**TO BE DONE**:
Reproduce, exactly and in full, the lines from the one with "Clone this chart in D3.js." through the one with "const fmt = d => String(d);" in the data below; drop pictures.

**Charts and diagrams as code**:
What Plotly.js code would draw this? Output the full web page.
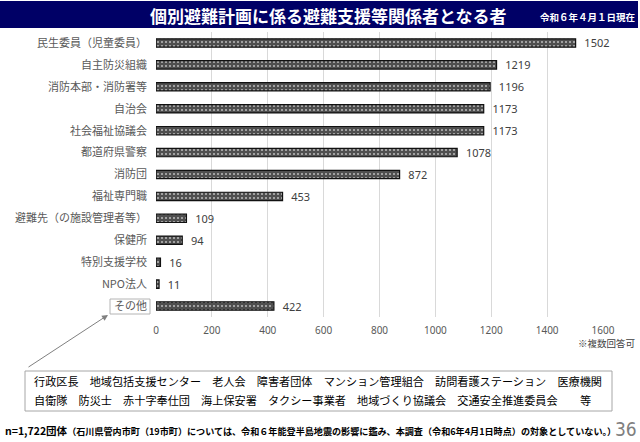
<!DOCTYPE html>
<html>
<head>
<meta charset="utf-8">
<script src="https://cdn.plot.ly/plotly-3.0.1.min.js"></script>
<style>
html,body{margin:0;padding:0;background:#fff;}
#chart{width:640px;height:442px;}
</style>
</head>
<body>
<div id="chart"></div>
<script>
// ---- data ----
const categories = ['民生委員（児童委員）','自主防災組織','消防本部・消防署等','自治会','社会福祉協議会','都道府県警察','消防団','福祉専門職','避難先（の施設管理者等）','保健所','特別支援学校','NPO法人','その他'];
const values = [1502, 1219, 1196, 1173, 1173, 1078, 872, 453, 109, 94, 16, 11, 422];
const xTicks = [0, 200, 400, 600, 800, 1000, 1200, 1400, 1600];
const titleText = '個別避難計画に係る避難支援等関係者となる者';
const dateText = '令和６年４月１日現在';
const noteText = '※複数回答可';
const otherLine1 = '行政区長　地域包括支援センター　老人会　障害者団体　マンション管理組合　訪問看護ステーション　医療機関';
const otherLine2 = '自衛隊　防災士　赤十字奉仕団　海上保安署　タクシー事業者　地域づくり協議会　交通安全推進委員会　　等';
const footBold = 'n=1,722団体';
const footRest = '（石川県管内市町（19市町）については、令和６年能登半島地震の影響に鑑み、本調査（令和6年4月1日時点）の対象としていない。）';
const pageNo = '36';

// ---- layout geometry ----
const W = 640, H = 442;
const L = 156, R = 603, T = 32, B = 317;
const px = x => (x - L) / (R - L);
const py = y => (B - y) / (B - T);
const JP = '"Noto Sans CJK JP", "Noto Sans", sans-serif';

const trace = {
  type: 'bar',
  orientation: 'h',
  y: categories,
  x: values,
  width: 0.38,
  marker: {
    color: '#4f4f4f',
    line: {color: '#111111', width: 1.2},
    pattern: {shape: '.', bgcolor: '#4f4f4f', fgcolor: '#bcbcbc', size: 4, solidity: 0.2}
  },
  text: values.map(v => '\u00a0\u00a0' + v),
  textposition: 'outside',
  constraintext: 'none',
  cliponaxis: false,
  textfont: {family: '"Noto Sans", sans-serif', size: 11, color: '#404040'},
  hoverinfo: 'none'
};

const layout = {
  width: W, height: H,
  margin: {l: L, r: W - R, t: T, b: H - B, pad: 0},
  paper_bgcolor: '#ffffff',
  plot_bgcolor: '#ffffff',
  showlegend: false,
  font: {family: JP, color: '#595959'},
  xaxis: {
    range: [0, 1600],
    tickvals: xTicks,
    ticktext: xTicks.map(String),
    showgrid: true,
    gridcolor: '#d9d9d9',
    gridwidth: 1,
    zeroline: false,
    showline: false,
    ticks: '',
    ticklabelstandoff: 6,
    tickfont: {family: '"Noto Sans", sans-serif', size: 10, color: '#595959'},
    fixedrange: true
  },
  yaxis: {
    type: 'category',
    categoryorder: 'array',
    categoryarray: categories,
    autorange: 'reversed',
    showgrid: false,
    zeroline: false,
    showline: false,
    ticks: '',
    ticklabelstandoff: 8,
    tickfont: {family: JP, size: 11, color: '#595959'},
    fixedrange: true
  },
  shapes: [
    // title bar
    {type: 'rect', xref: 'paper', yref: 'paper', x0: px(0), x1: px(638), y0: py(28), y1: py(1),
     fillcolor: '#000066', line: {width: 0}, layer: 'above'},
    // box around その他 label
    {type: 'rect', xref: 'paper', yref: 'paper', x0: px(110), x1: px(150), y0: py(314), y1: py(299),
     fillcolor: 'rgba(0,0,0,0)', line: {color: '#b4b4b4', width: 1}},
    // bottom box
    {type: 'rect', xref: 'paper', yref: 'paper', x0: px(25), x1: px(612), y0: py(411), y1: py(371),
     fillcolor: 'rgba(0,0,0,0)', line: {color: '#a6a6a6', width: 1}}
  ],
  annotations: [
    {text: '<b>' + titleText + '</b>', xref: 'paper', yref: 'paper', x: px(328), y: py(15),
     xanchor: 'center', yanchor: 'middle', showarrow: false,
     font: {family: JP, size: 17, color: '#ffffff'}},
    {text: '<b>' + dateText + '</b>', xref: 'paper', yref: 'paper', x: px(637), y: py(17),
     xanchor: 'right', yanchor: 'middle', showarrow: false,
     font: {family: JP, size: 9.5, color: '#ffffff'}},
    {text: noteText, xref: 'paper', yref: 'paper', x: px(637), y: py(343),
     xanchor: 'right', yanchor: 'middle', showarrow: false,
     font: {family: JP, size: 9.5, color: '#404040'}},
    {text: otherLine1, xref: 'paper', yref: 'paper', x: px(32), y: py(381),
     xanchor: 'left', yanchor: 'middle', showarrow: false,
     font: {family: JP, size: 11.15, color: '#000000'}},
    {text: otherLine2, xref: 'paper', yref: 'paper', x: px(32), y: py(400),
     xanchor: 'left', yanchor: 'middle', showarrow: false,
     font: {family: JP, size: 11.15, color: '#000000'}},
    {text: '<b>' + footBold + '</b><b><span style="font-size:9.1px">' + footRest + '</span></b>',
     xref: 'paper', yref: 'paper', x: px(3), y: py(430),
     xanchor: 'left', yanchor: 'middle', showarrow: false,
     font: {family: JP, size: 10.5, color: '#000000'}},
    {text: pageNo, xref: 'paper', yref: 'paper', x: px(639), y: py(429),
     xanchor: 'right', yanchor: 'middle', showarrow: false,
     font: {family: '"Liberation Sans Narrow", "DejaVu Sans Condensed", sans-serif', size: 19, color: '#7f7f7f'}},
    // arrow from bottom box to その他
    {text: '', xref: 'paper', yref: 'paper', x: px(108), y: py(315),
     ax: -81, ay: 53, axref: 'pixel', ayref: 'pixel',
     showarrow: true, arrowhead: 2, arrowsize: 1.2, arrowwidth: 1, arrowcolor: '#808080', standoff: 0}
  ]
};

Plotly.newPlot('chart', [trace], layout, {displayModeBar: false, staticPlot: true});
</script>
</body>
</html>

...

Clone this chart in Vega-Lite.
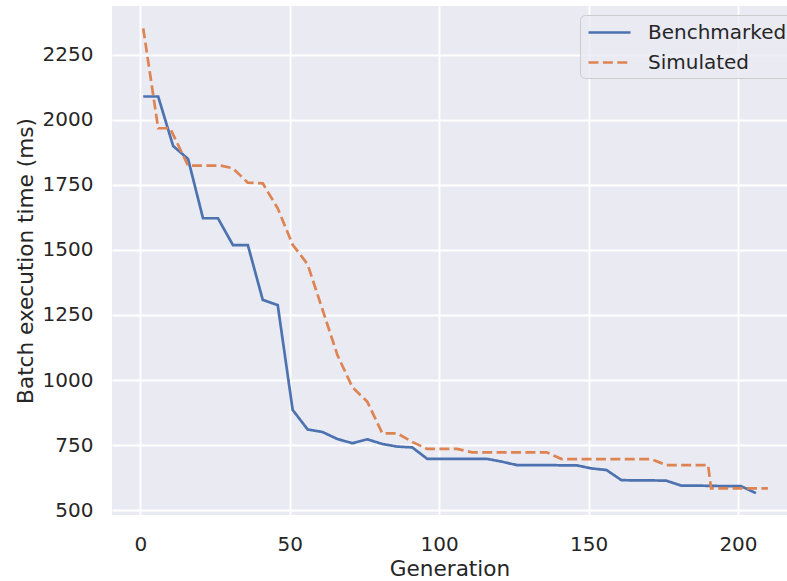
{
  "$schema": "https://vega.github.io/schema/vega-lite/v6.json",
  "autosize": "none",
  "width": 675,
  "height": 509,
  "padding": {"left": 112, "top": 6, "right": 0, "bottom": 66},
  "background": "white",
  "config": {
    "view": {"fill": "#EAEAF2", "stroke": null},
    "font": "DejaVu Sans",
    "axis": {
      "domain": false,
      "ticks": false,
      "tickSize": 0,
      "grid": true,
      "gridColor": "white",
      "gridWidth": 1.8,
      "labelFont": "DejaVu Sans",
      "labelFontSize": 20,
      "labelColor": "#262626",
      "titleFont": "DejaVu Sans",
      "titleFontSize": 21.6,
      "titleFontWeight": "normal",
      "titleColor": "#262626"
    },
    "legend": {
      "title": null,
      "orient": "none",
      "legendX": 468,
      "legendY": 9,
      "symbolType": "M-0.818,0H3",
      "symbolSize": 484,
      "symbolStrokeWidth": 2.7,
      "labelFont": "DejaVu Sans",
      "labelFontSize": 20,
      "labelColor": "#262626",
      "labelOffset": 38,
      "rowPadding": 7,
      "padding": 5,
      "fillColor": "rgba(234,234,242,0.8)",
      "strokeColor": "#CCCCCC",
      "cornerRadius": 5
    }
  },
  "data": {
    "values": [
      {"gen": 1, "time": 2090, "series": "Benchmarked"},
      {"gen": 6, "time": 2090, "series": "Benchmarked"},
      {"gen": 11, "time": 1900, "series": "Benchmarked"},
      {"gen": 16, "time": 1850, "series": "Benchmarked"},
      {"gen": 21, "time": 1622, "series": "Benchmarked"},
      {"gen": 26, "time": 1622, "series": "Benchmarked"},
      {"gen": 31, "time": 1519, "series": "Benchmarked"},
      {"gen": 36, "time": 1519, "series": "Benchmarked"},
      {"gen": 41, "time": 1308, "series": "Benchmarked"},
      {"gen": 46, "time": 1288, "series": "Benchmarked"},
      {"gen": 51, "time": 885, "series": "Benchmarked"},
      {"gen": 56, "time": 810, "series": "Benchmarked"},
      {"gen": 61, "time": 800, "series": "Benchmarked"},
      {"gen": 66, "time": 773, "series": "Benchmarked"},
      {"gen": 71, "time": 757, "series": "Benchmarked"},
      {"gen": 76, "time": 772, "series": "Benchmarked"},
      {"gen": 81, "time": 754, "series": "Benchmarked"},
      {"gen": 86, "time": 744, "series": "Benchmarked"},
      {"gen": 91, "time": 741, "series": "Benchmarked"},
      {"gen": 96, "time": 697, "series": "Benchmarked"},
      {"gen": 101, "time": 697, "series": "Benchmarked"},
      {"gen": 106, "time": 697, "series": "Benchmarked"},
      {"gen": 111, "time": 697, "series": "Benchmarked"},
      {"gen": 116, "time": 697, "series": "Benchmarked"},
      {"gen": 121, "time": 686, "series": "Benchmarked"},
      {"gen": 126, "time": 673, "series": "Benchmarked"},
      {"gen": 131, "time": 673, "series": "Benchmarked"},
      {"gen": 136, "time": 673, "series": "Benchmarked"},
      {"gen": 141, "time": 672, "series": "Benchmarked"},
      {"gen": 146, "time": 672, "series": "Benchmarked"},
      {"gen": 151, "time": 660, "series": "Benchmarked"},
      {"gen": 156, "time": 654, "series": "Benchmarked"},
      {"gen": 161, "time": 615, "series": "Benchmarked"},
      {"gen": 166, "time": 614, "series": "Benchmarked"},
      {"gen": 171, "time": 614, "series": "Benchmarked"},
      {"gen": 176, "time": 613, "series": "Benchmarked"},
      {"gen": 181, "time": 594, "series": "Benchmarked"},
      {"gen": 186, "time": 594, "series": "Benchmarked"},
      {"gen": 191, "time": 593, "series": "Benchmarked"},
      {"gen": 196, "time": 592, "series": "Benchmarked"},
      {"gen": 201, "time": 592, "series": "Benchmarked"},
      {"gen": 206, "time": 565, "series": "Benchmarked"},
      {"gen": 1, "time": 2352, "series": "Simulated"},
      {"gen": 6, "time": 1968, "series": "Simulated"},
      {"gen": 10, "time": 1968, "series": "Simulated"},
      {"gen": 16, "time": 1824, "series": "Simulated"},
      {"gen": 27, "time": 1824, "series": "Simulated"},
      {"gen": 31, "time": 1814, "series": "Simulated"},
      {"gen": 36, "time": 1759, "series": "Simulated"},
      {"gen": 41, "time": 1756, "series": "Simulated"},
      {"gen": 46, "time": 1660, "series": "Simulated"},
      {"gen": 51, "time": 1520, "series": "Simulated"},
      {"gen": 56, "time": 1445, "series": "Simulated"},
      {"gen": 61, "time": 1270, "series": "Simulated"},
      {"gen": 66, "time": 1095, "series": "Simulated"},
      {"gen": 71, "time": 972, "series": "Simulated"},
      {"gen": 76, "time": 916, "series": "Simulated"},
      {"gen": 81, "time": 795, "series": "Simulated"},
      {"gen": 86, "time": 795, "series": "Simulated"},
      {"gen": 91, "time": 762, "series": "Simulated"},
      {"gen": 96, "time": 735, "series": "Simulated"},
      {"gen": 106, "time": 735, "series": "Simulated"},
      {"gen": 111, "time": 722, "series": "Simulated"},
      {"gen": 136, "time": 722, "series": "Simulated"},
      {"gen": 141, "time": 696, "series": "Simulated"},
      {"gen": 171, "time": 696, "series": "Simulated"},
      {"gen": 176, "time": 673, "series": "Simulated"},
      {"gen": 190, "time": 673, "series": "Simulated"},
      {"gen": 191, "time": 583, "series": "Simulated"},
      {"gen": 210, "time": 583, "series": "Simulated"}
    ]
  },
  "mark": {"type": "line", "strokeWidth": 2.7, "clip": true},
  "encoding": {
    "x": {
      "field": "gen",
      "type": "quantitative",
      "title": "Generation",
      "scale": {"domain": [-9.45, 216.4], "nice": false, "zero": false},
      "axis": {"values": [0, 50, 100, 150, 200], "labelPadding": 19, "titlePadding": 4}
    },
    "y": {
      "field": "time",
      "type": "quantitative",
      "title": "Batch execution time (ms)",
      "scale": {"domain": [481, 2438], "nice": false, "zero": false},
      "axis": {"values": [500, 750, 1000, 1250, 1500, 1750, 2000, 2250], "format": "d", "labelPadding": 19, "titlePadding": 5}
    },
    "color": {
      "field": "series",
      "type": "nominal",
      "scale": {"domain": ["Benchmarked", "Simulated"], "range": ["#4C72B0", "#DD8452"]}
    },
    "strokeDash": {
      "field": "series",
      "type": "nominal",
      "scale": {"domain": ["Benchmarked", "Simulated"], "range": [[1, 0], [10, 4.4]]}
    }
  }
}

==

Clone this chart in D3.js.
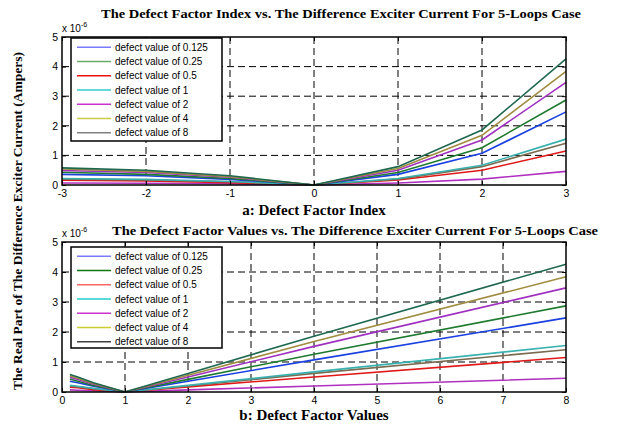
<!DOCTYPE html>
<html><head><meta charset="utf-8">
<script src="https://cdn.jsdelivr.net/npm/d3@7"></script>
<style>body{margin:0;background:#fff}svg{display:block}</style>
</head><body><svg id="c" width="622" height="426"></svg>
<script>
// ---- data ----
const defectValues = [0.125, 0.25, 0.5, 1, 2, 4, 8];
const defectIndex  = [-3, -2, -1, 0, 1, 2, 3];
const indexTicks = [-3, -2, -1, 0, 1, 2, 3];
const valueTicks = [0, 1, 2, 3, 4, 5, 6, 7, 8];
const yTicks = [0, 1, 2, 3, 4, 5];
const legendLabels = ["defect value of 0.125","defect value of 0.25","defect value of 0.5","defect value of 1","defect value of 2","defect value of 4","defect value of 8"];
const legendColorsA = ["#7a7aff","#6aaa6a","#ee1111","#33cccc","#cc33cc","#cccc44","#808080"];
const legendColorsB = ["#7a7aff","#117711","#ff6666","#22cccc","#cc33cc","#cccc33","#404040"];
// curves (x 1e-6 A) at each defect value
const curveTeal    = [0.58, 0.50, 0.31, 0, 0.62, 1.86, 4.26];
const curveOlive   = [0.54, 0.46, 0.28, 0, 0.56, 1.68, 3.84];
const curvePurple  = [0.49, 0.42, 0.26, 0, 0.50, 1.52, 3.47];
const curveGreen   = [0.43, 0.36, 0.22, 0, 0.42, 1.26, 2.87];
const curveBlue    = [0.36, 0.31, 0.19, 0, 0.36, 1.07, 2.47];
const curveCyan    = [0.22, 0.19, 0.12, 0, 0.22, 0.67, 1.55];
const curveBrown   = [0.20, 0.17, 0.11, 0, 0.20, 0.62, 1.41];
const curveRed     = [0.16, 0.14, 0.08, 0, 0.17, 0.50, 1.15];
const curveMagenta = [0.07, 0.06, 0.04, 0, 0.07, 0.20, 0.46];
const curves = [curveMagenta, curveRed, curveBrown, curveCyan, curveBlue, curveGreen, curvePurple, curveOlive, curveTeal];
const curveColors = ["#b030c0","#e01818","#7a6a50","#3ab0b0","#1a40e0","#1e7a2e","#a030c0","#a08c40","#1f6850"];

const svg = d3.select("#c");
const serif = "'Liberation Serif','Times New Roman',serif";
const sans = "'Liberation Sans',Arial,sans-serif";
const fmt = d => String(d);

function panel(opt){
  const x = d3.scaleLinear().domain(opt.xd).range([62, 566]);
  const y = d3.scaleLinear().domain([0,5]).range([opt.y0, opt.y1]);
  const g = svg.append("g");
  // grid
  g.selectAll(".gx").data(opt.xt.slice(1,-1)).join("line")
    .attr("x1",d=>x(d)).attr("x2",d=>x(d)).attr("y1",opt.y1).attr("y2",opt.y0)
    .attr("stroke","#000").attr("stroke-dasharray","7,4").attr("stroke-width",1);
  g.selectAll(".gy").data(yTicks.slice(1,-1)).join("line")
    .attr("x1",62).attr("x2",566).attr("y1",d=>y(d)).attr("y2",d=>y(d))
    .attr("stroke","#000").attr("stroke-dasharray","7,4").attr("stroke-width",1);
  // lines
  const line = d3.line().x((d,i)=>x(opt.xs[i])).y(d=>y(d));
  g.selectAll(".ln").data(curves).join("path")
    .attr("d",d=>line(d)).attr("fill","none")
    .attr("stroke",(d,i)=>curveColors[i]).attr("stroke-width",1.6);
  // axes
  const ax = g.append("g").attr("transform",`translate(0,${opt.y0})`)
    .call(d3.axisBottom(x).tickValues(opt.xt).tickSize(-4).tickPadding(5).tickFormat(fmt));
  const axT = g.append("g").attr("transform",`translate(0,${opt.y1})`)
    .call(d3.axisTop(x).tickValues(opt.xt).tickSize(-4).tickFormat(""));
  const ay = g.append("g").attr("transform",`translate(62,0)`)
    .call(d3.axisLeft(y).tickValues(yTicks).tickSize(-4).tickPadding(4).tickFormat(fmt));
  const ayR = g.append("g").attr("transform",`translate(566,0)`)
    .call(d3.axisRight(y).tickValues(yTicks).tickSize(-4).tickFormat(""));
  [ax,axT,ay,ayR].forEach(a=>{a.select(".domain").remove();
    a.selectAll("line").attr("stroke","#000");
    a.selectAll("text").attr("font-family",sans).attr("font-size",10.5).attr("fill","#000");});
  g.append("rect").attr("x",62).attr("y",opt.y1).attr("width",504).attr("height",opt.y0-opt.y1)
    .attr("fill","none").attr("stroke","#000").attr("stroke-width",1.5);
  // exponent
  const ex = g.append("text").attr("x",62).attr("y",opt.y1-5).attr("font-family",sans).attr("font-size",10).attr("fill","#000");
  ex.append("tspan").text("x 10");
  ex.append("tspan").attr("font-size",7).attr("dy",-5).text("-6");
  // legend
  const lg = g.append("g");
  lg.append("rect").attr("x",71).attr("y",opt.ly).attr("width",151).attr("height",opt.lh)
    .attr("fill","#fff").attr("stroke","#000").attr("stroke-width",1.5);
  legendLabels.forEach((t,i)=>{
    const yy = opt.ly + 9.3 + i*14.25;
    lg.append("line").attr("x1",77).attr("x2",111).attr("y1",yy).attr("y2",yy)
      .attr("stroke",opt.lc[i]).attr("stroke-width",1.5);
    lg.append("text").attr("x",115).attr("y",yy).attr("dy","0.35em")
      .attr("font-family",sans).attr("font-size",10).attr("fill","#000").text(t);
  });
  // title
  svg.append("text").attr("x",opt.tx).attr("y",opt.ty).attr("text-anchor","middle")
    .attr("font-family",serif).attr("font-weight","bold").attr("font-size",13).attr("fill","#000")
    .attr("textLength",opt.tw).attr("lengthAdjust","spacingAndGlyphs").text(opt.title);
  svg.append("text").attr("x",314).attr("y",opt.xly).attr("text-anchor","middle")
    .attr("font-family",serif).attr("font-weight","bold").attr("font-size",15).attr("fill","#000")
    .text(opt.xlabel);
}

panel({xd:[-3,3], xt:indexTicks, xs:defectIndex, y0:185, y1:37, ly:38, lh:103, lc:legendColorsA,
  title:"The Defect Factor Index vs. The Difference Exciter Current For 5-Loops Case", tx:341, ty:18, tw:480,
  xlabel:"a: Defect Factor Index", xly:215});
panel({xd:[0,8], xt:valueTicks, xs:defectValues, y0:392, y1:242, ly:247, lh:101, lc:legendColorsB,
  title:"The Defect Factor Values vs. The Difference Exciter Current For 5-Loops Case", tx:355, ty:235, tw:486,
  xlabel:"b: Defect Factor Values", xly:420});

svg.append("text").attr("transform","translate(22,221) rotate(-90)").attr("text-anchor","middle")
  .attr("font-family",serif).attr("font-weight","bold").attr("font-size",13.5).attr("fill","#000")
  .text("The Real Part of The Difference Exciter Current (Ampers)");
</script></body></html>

**FINISHED EXERCISE**:
Clone this chart in D3.js.
<!DOCTYPE html>
<html><head><meta charset="utf-8">
<script src="https://cdn.jsdelivr.net/npm/d3@7"></script>
<style>body{margin:0;background:#fff}svg{display:block}</style>
</head><body><svg id="c" width="622" height="426"></svg>
<script>
// ---- data ----
const defectValues = [0.125, 0.25, 0.5, 1, 2, 4, 8];
const defectIndex  = [-3, -2, -1, 0, 1, 2, 3];
const indexTicks = [-3, -2, -1, 0, 1, 2, 3];
const valueTicks = [0, 1, 2, 3, 4, 5, 6, 7, 8];
const yTicks = [0, 1, 2, 3, 4, 5];
const legendLabels = ["defect value of 0.125","defect value of 0.25","defect value of 0.5","defect value of 1","defect value of 2","defect value of 4","defect value of 8"];
const legendColorsA = ["#7a7aff","#6aaa6a","#ee1111","#33cccc","#cc33cc","#cccc44","#808080"];
const legendColorsB = ["#7a7aff","#117711","#ff6666","#22cccc","#cc33cc","#cccc33","#404040"];
// curves (x 1e-6 A) at each defect value
const curveTeal    = [0.58, 0.50, 0.31, 0, 0.62, 1.86, 4.26];
const curveOlive   = [0.54, 0.46, 0.28, 0, 0.56, 1.68, 3.84];
const curvePurple  = [0.49, 0.42, 0.26, 0, 0.50, 1.52, 3.47];
const curveGreen   = [0.43, 0.36, 0.22, 0, 0.42, 1.26, 2.87];
const curveBlue    = [0.36, 0.31, 0.19, 0, 0.36, 1.07, 2.47];
const curveCyan    = [0.22, 0.19, 0.12, 0, 0.22, 0.67, 1.55];
const curveBrown   = [0.20, 0.17, 0.11, 0, 0.20, 0.62, 1.41];
const curveRed     = [0.16, 0.14, 0.08, 0, 0.17, 0.50, 1.15];
const curveMagenta = [0.07, 0.06, 0.04, 0, 0.07, 0.20, 0.46];
const curves = [curveMagenta, curveRed, curveBrown, curveCyan, curveBlue, curveGreen, curvePurple, curveOlive, curveTeal];
const curveColors = ["#b030c0","#e01818","#7a6a50","#3ab0b0","#1a40e0","#1e7a2e","#a030c0","#a08c40","#1f6850"];

const svg = d3.select("#c");
const serif = "'Liberation Serif','Times New Roman',serif";
const sans = "'Liberation Sans',Arial,sans-serif";
const fmt = d => String(d);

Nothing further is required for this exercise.